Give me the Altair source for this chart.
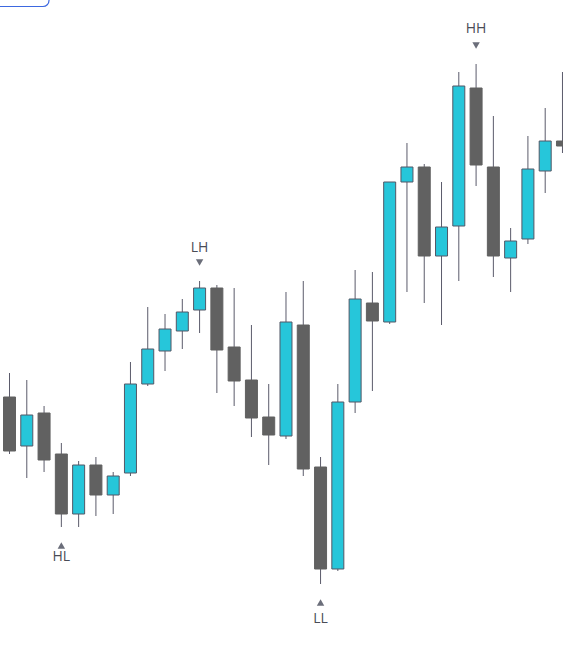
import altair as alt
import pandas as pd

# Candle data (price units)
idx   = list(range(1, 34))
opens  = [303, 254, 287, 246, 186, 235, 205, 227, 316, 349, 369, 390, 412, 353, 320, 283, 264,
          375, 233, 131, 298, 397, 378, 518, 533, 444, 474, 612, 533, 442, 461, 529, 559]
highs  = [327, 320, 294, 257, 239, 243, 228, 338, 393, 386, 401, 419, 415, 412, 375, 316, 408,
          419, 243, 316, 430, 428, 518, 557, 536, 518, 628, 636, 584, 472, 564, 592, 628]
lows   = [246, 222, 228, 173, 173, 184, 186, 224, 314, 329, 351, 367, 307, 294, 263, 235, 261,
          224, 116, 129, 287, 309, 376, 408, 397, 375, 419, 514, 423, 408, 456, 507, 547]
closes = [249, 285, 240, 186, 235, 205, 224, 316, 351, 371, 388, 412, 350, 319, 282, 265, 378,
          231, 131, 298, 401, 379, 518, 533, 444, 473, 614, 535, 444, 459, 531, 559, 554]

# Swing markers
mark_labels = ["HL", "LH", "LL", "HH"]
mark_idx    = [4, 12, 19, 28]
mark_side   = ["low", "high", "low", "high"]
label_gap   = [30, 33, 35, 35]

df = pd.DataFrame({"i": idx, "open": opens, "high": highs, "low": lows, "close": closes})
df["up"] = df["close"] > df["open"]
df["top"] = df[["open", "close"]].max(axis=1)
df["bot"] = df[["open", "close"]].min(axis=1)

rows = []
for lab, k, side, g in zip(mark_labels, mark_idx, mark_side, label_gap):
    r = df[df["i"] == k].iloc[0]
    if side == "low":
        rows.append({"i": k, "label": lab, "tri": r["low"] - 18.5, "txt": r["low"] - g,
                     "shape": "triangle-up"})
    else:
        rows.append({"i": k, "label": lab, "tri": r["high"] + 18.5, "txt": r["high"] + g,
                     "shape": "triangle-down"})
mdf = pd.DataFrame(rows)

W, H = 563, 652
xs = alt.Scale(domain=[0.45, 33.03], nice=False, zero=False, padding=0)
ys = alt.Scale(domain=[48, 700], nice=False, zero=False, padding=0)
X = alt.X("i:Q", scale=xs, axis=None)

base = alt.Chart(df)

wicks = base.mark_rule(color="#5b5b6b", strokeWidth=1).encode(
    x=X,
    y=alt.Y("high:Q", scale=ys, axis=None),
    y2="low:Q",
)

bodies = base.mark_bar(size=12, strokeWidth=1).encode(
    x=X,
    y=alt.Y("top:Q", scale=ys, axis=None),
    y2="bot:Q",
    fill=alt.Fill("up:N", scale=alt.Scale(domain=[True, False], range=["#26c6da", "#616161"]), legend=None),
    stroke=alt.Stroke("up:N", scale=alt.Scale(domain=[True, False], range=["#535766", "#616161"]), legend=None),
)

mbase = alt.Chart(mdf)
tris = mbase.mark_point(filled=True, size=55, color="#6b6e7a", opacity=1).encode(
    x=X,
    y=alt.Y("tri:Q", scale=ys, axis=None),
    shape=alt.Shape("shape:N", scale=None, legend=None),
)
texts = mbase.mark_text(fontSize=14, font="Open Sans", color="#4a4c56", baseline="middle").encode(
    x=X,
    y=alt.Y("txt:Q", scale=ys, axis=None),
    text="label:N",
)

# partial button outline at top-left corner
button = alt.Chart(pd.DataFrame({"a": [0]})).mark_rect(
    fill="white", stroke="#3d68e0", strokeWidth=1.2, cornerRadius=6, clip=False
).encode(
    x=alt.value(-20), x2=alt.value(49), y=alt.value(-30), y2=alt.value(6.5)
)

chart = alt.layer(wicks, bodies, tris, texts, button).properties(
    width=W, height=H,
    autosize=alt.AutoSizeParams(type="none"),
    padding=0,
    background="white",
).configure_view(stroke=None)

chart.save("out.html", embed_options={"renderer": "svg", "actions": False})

◆ ◆ ◆ ◆

PROBLEM TO WORK ON: Omit the pictures, then repeat exactly each line from the beginning of the listing through the line with "import pandas as pd".

OUTPUT OF THE TASK:
Give me the Altair source for this chart.
import altair as alt
import pandas as pd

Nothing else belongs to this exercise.